:: Source material ::
——

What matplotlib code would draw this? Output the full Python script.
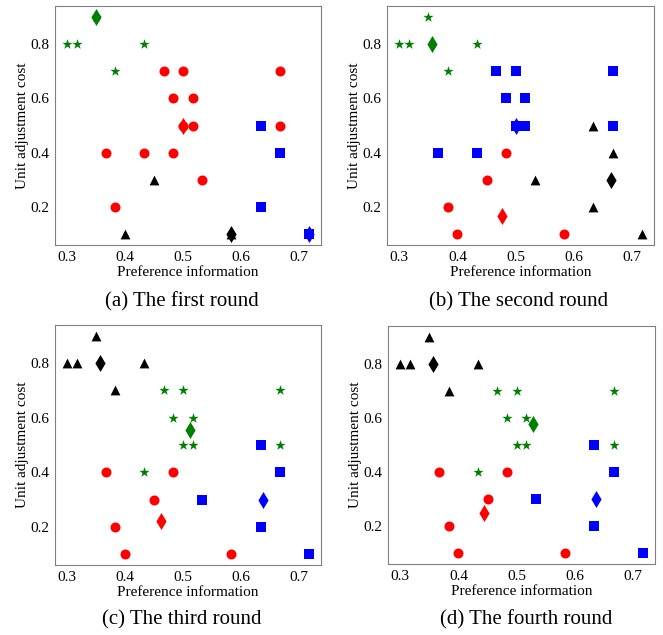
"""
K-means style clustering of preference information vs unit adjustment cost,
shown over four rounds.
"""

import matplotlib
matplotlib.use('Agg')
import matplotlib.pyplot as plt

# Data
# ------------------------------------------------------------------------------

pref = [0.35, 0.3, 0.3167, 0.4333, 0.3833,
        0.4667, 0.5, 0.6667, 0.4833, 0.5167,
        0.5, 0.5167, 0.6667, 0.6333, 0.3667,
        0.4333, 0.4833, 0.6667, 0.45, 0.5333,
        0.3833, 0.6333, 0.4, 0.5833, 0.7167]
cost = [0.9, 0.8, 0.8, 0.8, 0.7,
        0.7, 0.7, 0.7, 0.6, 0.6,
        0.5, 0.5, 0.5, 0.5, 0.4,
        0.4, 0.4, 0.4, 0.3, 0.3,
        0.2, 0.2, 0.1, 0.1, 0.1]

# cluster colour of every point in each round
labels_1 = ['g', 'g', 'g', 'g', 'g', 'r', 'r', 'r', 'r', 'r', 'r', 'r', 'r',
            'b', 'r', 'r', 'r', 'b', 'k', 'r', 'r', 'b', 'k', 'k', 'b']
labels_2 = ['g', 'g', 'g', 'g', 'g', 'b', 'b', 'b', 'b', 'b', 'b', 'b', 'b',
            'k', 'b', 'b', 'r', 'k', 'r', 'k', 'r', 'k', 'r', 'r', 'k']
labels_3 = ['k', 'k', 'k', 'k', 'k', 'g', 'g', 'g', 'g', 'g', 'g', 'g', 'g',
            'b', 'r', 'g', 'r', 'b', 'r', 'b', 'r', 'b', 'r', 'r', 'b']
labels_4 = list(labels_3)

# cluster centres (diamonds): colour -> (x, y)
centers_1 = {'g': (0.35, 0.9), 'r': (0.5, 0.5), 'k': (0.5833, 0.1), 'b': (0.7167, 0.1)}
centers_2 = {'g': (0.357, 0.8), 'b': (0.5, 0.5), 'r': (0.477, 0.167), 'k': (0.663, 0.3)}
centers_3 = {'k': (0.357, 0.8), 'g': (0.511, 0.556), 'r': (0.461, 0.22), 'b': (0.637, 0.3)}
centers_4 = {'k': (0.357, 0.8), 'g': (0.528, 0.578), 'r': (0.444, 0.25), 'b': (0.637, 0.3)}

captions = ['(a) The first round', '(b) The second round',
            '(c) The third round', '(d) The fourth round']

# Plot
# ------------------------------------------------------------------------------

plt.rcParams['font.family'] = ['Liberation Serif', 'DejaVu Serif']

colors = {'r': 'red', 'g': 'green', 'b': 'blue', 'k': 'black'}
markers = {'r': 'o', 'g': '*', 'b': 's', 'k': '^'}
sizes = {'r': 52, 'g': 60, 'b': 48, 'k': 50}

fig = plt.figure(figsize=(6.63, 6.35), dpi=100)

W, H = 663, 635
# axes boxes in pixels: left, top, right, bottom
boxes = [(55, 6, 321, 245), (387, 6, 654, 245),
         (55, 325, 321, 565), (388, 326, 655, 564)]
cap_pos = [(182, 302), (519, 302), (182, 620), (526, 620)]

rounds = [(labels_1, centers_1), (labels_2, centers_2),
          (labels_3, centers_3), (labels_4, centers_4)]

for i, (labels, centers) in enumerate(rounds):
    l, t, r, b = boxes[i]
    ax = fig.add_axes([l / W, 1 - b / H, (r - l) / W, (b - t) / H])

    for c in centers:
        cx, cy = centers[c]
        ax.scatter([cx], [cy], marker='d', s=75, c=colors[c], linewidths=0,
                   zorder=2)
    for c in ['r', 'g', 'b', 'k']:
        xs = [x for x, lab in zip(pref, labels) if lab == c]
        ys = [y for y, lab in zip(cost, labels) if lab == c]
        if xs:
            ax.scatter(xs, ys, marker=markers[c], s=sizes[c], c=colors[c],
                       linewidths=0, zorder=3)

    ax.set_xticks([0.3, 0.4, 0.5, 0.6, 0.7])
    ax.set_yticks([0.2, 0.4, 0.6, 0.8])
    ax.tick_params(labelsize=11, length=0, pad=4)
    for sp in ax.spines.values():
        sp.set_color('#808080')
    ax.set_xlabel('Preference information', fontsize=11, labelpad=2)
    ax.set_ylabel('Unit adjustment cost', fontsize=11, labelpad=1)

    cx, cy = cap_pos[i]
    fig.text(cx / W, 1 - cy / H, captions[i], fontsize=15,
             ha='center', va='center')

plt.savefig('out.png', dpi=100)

——

:: Task instructions ::
Please reproduce the listing exactly from its opening line through the line that contains "0.2, 0.2, 0.1, 0.1, 0.1]", both included, with all pictures omitted.

:: Worked answer ::
What matplotlib code would draw this? Output the full Python script.
"""
K-means style clustering of preference information vs unit adjustment cost,
shown over four rounds.
"""

import matplotlib
matplotlib.use('Agg')
import matplotlib.pyplot as plt

# Data
# ------------------------------------------------------------------------------

pref = [0.35, 0.3, 0.3167, 0.4333, 0.3833,
        0.4667, 0.5, 0.6667, 0.4833, 0.5167,
        0.5, 0.5167, 0.6667, 0.6333, 0.3667,
        0.4333, 0.4833, 0.6667, 0.45, 0.5333,
        0.3833, 0.6333, 0.4, 0.5833, 0.7167]
cost = [0.9, 0.8, 0.8, 0.8, 0.7,
        0.7, 0.7, 0.7, 0.6, 0.6,
        0.5, 0.5, 0.5, 0.5, 0.4,
        0.4, 0.4, 0.4, 0.3, 0.3,
        0.2, 0.2, 0.1, 0.1, 0.1]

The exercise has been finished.